Lloyd Stephens, trading director at Thresher, was sceptical about the spectre of cross-border shopping and talked down the impact the end of three-for-two in Scotland might have on its position in the marketplace and its buying power. "If the legislation means we can't run those promotions then we won't," he said. "I know our supplier base is responsible and I hope and believe they would be supportive."

These are politically hyper sensitive times for suppliers on anything to do with pricing, and individual companies have been keeping their cards close to their chest.

Steve McAllister, managing director for multiples at InBev UK, described the Scottish government's plans only as "an interesting development" and added: "We encourage responsible drinking and believe that pricing on alcohol should support and reflect any community's attitude towards binge drinking and antisocial behaviour."

Stephens at Thresher said the bigger problems would be posed to multiple grocers by the plans to ban secondary siting of alcohol alongside food.

"The grocers have done a great job in this area and it would be a much bigger challenge for them," he said.

But Beadles at the WSTA had a more pessimistic view of the future for all ­retailers with stores in England and ­Scotland.

He said: "From a trading perspective, businesses that are operating in both ­jurisdictions will need to offer a completely different business model.

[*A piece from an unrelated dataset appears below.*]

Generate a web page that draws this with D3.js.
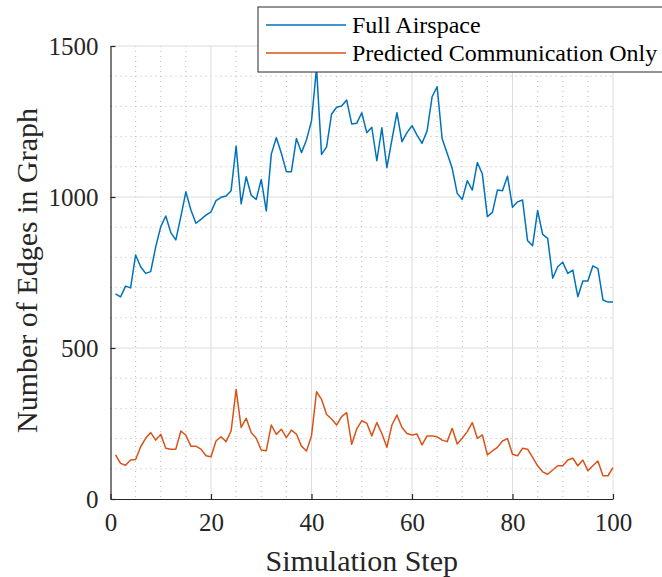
<!DOCTYPE html>
<html>
<head>
<meta charset="utf-8">
<script src="https://cdn.jsdelivr.net/npm/d3@7"></script>
<style>
  body { margin: 0; background: #fff; }
  text { font-family: "Liberation Serif", "Times New Roman", serif; }
</style>
</head>
<body>
<div id="chart"></div>
<script>
var svgWidth = 662;
var svgHeight = 577;

var margin = { top: 46, right: 49, bottom: 78, left: 110.5 };
var width = svgWidth - margin.left - margin.right;
var height = svgHeight - margin.top - margin.bottom;

// data
var steps = d3.range(1, 101);
var fullAirspace = [
  679, 669, 705, 699, 808, 769, 747, 753, 835, 902,
  937, 882, 858, 935, 1017, 957, 913, 926, 940, 951,
  988, 999, 1003, 1021, 1169, 977, 1067, 1006, 992, 1058,
  954, 1142, 1196, 1145, 1084, 1084, 1194, 1147, 1189, 1252,
  1427, 1141, 1166, 1275, 1297, 1301, 1321, 1242, 1244, 1279,
  1213, 1231, 1120, 1229, 1097, 1189, 1279, 1183, 1213, 1236,
  1205, 1178, 1219, 1332, 1365, 1193, 1145, 1095, 1012, 992,
  1054, 1023, 1114, 1076, 935, 949, 1023, 1021, 1069, 966,
  984, 990, 855, 839, 955, 876, 863, 731, 769, 784,
  747, 758, 670, 722, 722, 772, 763, 659, 652, 652
];
var predictedOnly = [
  146, 118, 112, 129, 131, 173, 201, 220, 195, 214,
  168, 165, 165, 225, 211, 175, 175, 165, 143, 140,
  192, 206, 190, 225, 363, 237, 267, 220, 201, 162,
  160, 245, 214, 231, 203, 228, 215, 175, 159, 209,
  355, 330, 280, 265, 245, 273, 286, 181, 232, 259,
  251, 209, 253, 217, 171, 245, 278, 237, 217, 212,
  215, 179, 209, 209, 206, 195, 190, 234, 182, 201,
  223, 253, 201, 212, 146, 159, 171, 192, 200, 148,
  143, 168, 165, 138, 110, 90, 82, 96, 110, 110,
  129, 135, 110, 129, 94, 110, 126, 77, 77, 104
];
var seriesNames = ["Full Airspace", "Predicted Communication Only"];
var seriesColors = ["#0072BD", "#D95319"];
var xTicks = [0, 20, 40, 60, 80, 100];
var yTicks = [0, 500, 1000, 1500];

var svg = d3.select("#chart").append("svg")
  .attr("width", svgWidth)
  .attr("height", svgHeight);

var chartGroup = svg.append("g")
  .attr("transform", `translate(${margin.left}, ${margin.top})`);

var xScale = d3.scaleLinear().domain([0, 100]).range([0, width]);
var yScale = d3.scaleLinear().domain([0, 1500]).range([height, 0]);

// minor grid (dotted)
chartGroup.append("g")
  .selectAll("line")
  .data(d3.range(5, 100, 5).filter(d => d % 20 !== 0))
  .enter().append("line")
  .attr("x1", d => xScale(d)).attr("x2", d => xScale(d))
  .attr("y1", 0).attr("y2", height)
  .attr("stroke", "#b8b8b8").attr("stroke-width", 1)
  .attr("stroke-dasharray", "1,4");

chartGroup.append("g")
  .selectAll("line")
  .data(d3.range(100, 1500, 100).filter(d => d % 500 !== 0))
  .enter().append("line")
  .attr("x1", 0).attr("x2", width)
  .attr("y1", d => yScale(d)).attr("y2", d => yScale(d))
  .attr("stroke", "#b8b8b8").attr("stroke-width", 1)
  .attr("stroke-dasharray", "1,4");

// major grid
chartGroup.append("g")
  .selectAll("line")
  .data(xTicks.slice(1))
  .enter().append("line")
  .attr("x1", d => xScale(d)).attr("x2", d => xScale(d))
  .attr("y1", 0).attr("y2", height)
  .attr("stroke", "#dcdcdc").attr("stroke-width", 1);

chartGroup.append("g")
  .selectAll("line")
  .data(yTicks.slice(1))
  .enter().append("line")
  .attr("x1", 0).attr("x2", width)
  .attr("y1", d => yScale(d)).attr("y2", d => yScale(d))
  .attr("stroke", "#dcdcdc").attr("stroke-width", 1);

// axes
var bottomAxis = d3.axisBottom(xScale).tickValues(xTicks).tickFormat(d3.format("d"))
  .tickSizeInner(-5).tickSizeOuter(0).tickPadding(14);
var leftAxis = d3.axisLeft(yScale).tickValues(yTicks).tickFormat(d3.format("d"))
  .tickSizeInner(-5).tickSizeOuter(0).tickPadding(12);

var xAxis = chartGroup.append("g")
  .attr("transform", `translate(0, ${height})`)
  .call(bottomAxis);
var yAxis = chartGroup.append("g").call(leftAxis);

[xAxis, yAxis].forEach(function (ax) {
  ax.selectAll("path, line").attr("stroke", "#262626").attr("stroke-width", 1.2);
  ax.selectAll("text")
    .attr("fill", "#262626")
    .style("font-size", "25px")
    .style("font-family", "'Liberation Serif', serif");
});

// lines
var seriesData = [fullAirspace, predictedOnly];
var line = d3.line()
  .x((d, i) => xScale(steps[i]))
  .y(d => yScale(d));

chartGroup.selectAll(".series")
  .data(seriesData)
  .enter().append("path")
  .attr("class", "series")
  .attr("d", line)
  .attr("fill", "none")
  .attr("stroke", (d, i) => seriesColors[i])
  .attr("stroke-width", 1.5)
  .attr("stroke-linejoin", "round");

// axis labels
svg.append("text")
  .attr("x", margin.left + width / 2)
  .attr("y", 571)
  .attr("text-anchor", "middle")
  .attr("fill", "#262626")
  .style("font-size", "30px")
  .text("Simulation Step");

svg.append("text")
  .attr("transform", `translate(37, ${margin.top + height / 2 - 2}) rotate(-90)`)
  .attr("text-anchor", "middle")
  .attr("fill", "#262626")
  .style("font-size", "30px")
  .text("Number of Edges in Graph");

// legend
var legend = svg.append("g").attr("transform", "translate(258, 7)");
legend.append("rect")
  .attr("width", 410).attr("height", 65)
  .attr("fill", "#fff")
  .attr("stroke", "#262626").attr("stroke-width", 1);

var items = legend.selectAll(".item")
  .data(seriesNames)
  .enter().append("g")
  .attr("transform", (d, i) => `translate(0, ${18 + i * 28})`);

items.append("line")
  .attr("x1", 8).attr("x2", 88)
  .attr("stroke", (d, i) => seriesColors[i])
  .attr("stroke-width", 1.5);

items.append("text")
  .attr("x", 94).attr("y", 8)
  .attr("fill", "#000")
  .style("font-size", "24px")
  .text(d => d);
</script>
</body>
</html>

They're going to need different promotional plans and might even need different IT systems, separate marketing and separate deals with suppliers. It adds a whole range of complexity to business."

The new rules on merchandising are scheduled to come in from 2009 and would require stores to introduce "a specific display area" for alcohol.

Justice minister MacAskill said the Scottish government would "stop shops displaying beer all around the store or cross-merchandising wine in the pizza counter to entice impulse buyers to buy and drink more alcohol".

Beadles said abolishing links such as "mince pies with port at Christmas" was nonsensical. "The people attracted to that sort of promotion are not those that misuse alcohol.

"One of the key messages we have is that it's more reponsible to consume ­alcohol with food, so what is the logic there? Northern Ireland have had this for years and it makes no difference.

"It might mean you can't put alcohol and a non-alcoholic product in the same fridge. All that means for a small retailer is that you'd have to buy a new fridge. It's not clear what the benefit is to anyone."

And even when all the operational difficulties have been scrutinised, there's a more fundamental issue at stake.

"Price issue is not key in driving alcohol misuse," said Beadles. "We clearly have one of the highest taxes on alcohol in Europe and the fact that countries with lower taxes don't have some of the problems we have indicates that pricing by itself is not the key issue."

And even if it was, banning multibuys could simply force retailers down other equally aggressive promotional routes.

"The only way will be to compete on a per unit price basis. All it leaves you with is pricing and discounting, so it could bring about precisely the opposite of what's intended."